The DPA also stresses that pursuant to the GDPR, controllers/processors shall implement appropriate technical and organizational measures to ensure a level of security appropriate to the risk; thus, after May 25, 2018, security of processing will not be regulated by the general minimum obligations set forth by the Privacy Code,[25] but by specific and detailed rules. For some categories of processing, the DPA highlights that security measures currently implemented will remain valid if based on specific rules and also underlines the chance to adopt specific codes of conduct or certification mechanism in order to demonstrate the required warranties.

With regard to the obligation to notify data breaches,[26] the DPA clarifies that the notification to the competent authority is not mandatory, but is subject to an assessment of the risk to the rights and freedoms of data subjects. The DPA also recommends controllers to adopt all suitable measures in order to document all data privacy violations, as, upon request, they have the duty to supply the competent authority with the necessary documentation.

VI. Transfer of Personal Data to Third Countries or International Organizations

The DPA highlights that pursuant to the GDPR, transfer of personal data to extra European countries does not require any specific national authorization when there is a decision of adequacy issued by the European Commission or it is carried out with the specific procedures set forth by the GDPR (such as standard contractual clauses or binding corporate rules). The requirement of a national authorization remains in force where the data transfer is based on ad hoc contractual clauses or on administrative agreements between public authorities or bodies.
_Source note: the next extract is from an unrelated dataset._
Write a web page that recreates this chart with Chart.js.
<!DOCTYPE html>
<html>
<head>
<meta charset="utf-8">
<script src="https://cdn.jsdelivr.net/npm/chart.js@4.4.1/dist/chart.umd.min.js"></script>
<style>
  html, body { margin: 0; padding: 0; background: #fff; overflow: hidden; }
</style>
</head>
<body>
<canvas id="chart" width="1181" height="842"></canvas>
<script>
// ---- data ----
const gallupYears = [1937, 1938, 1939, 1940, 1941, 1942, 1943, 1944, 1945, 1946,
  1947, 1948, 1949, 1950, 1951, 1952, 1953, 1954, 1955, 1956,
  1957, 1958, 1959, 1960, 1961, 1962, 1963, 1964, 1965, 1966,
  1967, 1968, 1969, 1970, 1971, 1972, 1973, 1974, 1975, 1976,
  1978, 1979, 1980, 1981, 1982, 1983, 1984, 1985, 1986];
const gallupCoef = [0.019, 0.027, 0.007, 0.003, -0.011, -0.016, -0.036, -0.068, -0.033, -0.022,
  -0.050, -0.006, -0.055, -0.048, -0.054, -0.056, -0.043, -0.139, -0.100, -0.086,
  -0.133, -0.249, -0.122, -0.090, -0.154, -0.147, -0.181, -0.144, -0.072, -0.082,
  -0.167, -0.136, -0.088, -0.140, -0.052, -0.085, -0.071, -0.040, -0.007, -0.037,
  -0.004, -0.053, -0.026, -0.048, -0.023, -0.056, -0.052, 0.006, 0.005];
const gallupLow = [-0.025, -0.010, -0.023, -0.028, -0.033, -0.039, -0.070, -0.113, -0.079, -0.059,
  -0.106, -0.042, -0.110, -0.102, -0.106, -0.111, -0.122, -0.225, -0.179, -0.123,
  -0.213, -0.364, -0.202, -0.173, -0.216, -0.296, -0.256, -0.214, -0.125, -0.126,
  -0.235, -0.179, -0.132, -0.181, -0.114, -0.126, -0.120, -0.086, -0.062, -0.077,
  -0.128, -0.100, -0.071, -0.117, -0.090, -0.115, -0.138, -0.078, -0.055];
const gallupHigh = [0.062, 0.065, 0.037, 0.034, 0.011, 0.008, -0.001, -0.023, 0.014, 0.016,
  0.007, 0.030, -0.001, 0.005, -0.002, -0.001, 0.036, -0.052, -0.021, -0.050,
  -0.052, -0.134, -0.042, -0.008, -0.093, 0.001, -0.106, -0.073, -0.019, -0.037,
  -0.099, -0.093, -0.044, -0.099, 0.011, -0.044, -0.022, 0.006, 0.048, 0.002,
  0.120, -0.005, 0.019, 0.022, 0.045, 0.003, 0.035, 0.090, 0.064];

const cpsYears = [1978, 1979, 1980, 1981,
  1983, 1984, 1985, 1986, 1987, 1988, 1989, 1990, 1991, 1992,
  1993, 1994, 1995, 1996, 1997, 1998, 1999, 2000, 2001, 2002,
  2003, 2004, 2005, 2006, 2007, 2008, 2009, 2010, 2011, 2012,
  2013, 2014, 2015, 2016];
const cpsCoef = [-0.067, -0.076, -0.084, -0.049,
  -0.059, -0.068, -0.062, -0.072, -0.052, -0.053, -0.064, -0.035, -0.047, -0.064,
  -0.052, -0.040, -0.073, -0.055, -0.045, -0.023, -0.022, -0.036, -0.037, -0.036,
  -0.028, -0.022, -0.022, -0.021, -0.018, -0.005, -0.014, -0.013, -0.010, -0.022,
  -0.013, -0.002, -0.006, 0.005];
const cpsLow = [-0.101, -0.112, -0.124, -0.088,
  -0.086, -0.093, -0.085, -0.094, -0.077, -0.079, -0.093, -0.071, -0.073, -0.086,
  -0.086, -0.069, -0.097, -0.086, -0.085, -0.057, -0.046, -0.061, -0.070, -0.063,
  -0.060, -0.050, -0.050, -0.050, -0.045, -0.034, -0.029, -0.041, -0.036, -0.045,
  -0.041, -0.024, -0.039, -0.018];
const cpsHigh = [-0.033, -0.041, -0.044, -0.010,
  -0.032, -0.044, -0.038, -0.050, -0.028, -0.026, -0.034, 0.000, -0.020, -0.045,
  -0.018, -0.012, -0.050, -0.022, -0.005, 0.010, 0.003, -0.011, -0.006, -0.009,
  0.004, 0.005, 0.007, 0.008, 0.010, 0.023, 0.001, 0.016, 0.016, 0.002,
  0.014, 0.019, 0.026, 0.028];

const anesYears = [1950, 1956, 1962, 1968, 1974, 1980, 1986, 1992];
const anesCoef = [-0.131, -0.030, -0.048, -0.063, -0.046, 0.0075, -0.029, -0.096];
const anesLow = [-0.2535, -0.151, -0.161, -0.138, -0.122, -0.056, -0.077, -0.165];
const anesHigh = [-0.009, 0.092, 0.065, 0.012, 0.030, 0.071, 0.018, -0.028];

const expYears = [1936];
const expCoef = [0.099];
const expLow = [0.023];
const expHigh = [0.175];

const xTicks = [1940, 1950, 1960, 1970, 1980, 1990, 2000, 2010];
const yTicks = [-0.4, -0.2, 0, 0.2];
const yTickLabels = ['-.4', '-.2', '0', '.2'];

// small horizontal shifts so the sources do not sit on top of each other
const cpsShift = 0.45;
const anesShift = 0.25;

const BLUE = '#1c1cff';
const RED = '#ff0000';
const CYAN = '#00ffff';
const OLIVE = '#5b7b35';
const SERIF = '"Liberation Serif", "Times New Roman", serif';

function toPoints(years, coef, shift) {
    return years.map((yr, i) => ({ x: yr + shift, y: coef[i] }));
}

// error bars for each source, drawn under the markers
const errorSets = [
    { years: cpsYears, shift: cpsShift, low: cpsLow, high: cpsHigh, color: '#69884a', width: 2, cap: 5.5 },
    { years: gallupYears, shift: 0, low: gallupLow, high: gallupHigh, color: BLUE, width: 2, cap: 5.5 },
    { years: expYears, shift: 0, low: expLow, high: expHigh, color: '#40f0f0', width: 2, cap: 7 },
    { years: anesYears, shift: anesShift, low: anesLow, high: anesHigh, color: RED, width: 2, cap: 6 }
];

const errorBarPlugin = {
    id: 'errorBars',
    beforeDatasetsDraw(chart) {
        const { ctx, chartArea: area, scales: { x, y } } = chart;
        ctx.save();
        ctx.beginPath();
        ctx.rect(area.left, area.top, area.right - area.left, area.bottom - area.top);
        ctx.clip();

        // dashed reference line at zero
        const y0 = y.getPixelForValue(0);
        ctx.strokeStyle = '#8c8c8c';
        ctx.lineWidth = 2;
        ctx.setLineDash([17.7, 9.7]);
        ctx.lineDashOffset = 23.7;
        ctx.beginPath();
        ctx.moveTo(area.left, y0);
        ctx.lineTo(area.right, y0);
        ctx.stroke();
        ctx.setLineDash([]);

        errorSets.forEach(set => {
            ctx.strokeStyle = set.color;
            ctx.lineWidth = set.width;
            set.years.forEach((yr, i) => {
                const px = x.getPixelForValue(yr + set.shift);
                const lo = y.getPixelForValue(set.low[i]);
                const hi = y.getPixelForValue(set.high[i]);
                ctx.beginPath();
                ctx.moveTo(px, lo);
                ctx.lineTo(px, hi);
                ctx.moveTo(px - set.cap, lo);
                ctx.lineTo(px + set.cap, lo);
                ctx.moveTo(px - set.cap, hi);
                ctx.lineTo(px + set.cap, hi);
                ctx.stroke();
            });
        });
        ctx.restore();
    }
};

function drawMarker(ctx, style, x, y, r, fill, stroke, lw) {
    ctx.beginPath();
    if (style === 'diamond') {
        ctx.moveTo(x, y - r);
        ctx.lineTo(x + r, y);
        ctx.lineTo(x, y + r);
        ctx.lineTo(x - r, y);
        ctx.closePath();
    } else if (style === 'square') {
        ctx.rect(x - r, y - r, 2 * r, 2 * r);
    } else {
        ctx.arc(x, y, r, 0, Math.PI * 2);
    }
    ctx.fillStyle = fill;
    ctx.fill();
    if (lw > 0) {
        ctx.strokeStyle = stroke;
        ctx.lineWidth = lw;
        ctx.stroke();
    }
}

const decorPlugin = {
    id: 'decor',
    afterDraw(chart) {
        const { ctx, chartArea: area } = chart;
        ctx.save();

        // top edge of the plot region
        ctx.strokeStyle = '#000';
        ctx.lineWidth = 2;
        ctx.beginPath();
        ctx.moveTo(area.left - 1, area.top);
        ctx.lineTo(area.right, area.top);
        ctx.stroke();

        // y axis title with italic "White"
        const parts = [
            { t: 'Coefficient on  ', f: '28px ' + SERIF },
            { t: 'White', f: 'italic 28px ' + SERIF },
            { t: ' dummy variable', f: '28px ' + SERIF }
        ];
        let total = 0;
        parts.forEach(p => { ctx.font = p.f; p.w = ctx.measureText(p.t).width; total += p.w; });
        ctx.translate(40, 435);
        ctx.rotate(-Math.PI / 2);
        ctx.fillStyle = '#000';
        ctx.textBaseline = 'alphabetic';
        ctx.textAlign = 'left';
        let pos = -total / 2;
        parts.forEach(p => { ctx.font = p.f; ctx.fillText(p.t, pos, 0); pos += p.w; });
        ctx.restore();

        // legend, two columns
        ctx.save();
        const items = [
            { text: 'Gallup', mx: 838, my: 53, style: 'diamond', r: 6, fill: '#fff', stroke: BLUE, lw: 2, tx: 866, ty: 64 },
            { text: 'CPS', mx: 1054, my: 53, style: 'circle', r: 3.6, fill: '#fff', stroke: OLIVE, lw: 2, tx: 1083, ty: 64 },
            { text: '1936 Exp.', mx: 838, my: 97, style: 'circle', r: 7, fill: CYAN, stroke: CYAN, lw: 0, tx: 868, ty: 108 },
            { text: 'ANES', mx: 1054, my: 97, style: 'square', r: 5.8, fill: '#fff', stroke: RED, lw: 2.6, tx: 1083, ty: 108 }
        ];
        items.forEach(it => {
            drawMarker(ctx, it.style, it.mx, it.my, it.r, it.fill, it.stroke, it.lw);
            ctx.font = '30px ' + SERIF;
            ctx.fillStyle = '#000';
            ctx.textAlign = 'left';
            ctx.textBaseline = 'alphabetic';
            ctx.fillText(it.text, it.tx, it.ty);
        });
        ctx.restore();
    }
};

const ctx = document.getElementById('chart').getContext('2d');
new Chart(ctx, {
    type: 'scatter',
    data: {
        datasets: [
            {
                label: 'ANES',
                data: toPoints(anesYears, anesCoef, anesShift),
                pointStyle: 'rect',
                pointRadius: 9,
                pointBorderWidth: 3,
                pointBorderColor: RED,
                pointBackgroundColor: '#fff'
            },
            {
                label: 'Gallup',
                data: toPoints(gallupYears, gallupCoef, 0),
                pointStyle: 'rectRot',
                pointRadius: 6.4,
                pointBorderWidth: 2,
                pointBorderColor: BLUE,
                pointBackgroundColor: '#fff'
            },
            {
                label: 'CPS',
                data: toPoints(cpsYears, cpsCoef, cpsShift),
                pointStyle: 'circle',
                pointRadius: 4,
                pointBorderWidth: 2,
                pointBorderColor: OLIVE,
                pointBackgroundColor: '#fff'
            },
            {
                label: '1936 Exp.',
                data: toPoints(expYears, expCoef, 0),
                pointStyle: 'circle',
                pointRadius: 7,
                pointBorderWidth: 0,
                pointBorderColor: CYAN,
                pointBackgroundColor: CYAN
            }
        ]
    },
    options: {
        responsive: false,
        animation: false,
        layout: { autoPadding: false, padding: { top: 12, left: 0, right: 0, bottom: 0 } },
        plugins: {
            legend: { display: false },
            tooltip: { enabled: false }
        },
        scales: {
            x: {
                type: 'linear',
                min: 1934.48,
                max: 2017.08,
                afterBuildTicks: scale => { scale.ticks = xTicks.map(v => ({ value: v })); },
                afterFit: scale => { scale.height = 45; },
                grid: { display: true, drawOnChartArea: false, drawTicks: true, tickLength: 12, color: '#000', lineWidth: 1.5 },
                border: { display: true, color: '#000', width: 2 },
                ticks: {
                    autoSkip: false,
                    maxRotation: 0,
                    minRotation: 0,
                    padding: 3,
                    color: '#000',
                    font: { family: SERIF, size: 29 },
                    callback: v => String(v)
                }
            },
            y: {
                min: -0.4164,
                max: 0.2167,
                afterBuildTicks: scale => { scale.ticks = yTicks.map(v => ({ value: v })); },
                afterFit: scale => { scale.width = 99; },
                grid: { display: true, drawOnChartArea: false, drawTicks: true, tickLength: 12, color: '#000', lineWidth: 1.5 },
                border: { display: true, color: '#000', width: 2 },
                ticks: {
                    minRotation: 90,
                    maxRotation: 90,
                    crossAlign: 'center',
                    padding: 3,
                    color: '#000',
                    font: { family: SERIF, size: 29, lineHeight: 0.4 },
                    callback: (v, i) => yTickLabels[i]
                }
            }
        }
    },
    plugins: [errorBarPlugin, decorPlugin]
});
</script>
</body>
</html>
The GDPR also recognizes the possibility that transfers of data be based on codes of conducts or certification mechanisms in order to prove the appropriate safeguards.[27]

The DPA also clarifies that decisions of adequacy adopted by the European Commission (including the Privacy Shield and standard contractual clauses), as well as international agreements concerning the transfer of personal data concluded by Member States before May 24, 2016 remain in force until amended, replaced, or repealed.

VII. Conclusions

With the Guide, the DPA provides controllers and processors with a first set of important guidelines concerning some key aspects of the new privacy system and discloses its intention to issue further guidelines and models.

In particular, the DPA recommends controllers to start checking the compliance of their system with the requirements set forth by the GDPR before May 25, 2018, in order to timely adopt the necessary changes.